The British force, commanded by a General Procter, returned on July 21. This time, it was more than twice the size of the original besieging force. The siege again lasted only four days, and it was no more successful than it had been the last time. On July 25, the British withdrew again. Procter marched his force to Fort Stephenson, which he attacked on August 2, with both artillery and an infantry attack by the 41st Welsh Regiment. The Americans were well protected, however. The combination of artillery and small-arms fire that poured out of Fort Stephenson was devastating to British forces, and the attack of the 41st Welsh failed completely. American forces had very few losses, and this was the third attack by British forces on a fortification built by Captain Wood that had failed.
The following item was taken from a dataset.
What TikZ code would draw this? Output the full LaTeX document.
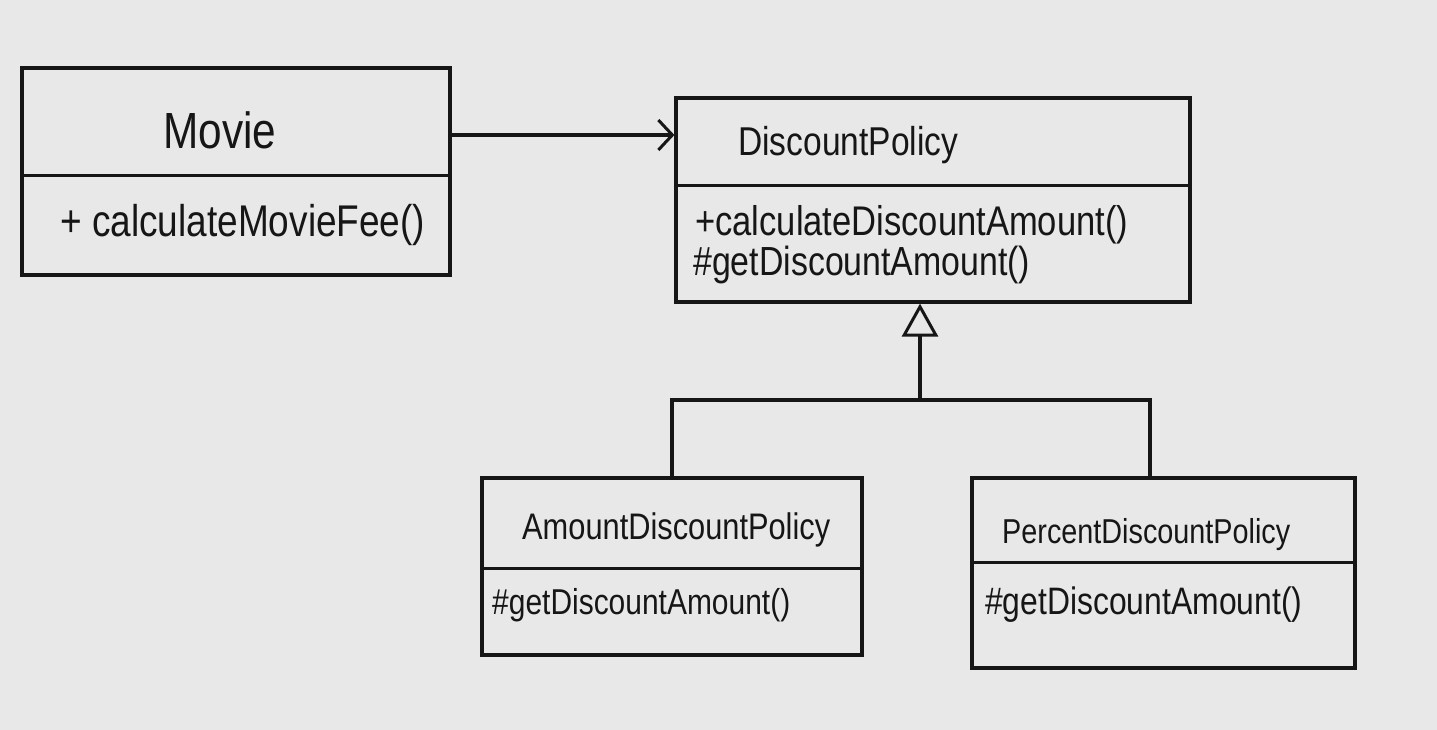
\documentclass[tikz,border=0pt]{standalone}
\usepackage{fontspec}
\setmainfont{Liberation Sans}
\usetikzlibrary{arrows.meta}
\definecolor{paper}{RGB}{232,232,232}
\definecolor{ink}{RGB}{22,22,22}
\newcommand\fitw[2]{\scalebox{1}[1.2]{\resizebox{#1pt}{!}{#2}}}
\tikzset{
  cls/.style={draw=ink, line width=3.2pt, rectangle, inner sep=0pt},
  sep/.style={draw=ink, line width=3pt},
  lbl/.style={inner sep=0pt, text=ink},
  conn/.style={draw=ink, line width=3.2pt},
  assoc/.style={conn, -{Straight Barb[length=14pt,width=30pt,line width=3pt]}},
  inherit/.style={conn, -{Triangle[open,length=33pt,width=36pt,line width=3pt]}}
}
\begin{document}
\begin{tikzpicture}[x=1pt,y=-1pt]
\fill[paper] (0,0) rectangle (1437,730);
\useasboundingbox (0,0) rectangle (1437,730);
% classes
\node[cls, minimum width=428pt, minimum height=207pt] (movie) at (236,171.5) {};
\node[cls, minimum width=514pt, minimum height=204pt] (dp) at (933,200) {};
\node[cls, minimum width=380pt, minimum height=177pt] (ad) at (672,566.5) {};
\node[cls, minimum width=383pt, minimum height=190pt] (pd) at (1163.5,573) {};
% dividers
\draw[sep] (movie.west |- 0,176) -- (movie.east |- 0,176);
\draw[sep] (dp.west |- 0,186) -- (dp.east |- 0,186);
\draw[sep] (ad.west |- 0,568) -- (ad.east |- 0,568);
\draw[sep] (pd.west |- 0,562) -- (pd.east |- 0,562);
% texts
\node[lbl] (tmovie) at (220,130) {\fitw{113}{Movie}};
\node[lbl, anchor=west] (mmovie) at (60,225) {\fitw{365}{+ calculateMovieFee()}};
\node[lbl, anchor=west] (tdp) at (738,145) {\fitw{220}{DiscountPolicy}};
\node[lbl, anchor=west] (mdp1) at (695,225) {\fitw{433}{+calculateDiscountAmount()}};
\node[lbl, anchor=west] (mdp2) at (693,265) {\fitw{337}{\#getDiscountAmount()}};
\node[lbl, anchor=west] (tad) at (522,530) {\fitw{308}{AmountDiscountPolicy}};
\node[lbl, anchor=west] (mad) at (492,605) {\fitw{298}{\#getDiscountAmount()}};
\node[lbl, anchor=west] (tpd) at (1002,535) {\fitw{288}{PercentDiscountPolicy}};
\node[lbl, anchor=west] (mpd) at (985,605) {\fitw{317}{\#getDiscountAmount()}};
% association
\draw[assoc] ([yshift=36.5pt]movie.east) -- ([yshift=36.5pt]movie.east -| dp.west);
% inheritance
\coordinate (j) at (920,400);
\draw[conn] (ad.north) |- ([xshift=-13.5pt]pd.north |- j) -- ([xshift=-13.5pt]pd.north);
\draw[inherit] (j) -- (j |- dp.south);
\end{tikzpicture}
\end{document}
At the time, military prowess of this sort was awarded not by medals but by brevet promotion. Captain Wood became Brevet Major Wood, and he did much of the planning required for General Harrison's planned attack to retake Detroit. They would there be attacking General Procter and a British force consisting of the 41st Welsh, hundreds of Canadian militia, and thousands of Indians led by Chief Tecumseh.
Wood developed a complex plan that called for the Kentucky militia who were mounted to move north on horseback against Detroit. Meanwhile, Harrison's main force would move by boat between a chain of islands and the west shore of Lake Erie to attack Fort Malden at the mouth of the Detroit River. For this attack, the commander of Harrison's artillery force would be Major Wood. This was a very complicated plan for such a young army, and the British navy had a squadron of warships loose on Lake Erie. But on September 10, Commodore Oliver Hazard Perry defeated them, clearing the way for Harrison's amphibious attack.
And the amphibious assault went off perfectly. But when they got there, General Procter had left nothing but ashes of the fort behind. Harrison immediately set off in pursuit of him, taking only the Kentucky militia and the artillery force under Wood. They caught up with Procter and Tecumseh along the banks of the Thames River, where they fought a major battle. Tecumseh was killed and his Indian force dissolved, the 41st Welsh was destroyed as an effective fighting force, and General Procter fled the field of battle in great haste. Harrison's victory was complete. Wood commanded the cavalry force that pursued Procter, whom they narrowly missed capturing, although they did take his carriage filled with personal papers and other possessions.
Wood next moved to the Niagara front, where he helped expand and strengthen Fort Erie. He commanded an artillery section at the Battle of Chippewa on July 5, 1814, and at the Battle of Lundy's Lane on July 25, General Brown paid him the highest compliments and promoted him to brevet lieutenant colonel.
After Lundy's Lane, American forces in the region withdrew to the protection of Fort Erie.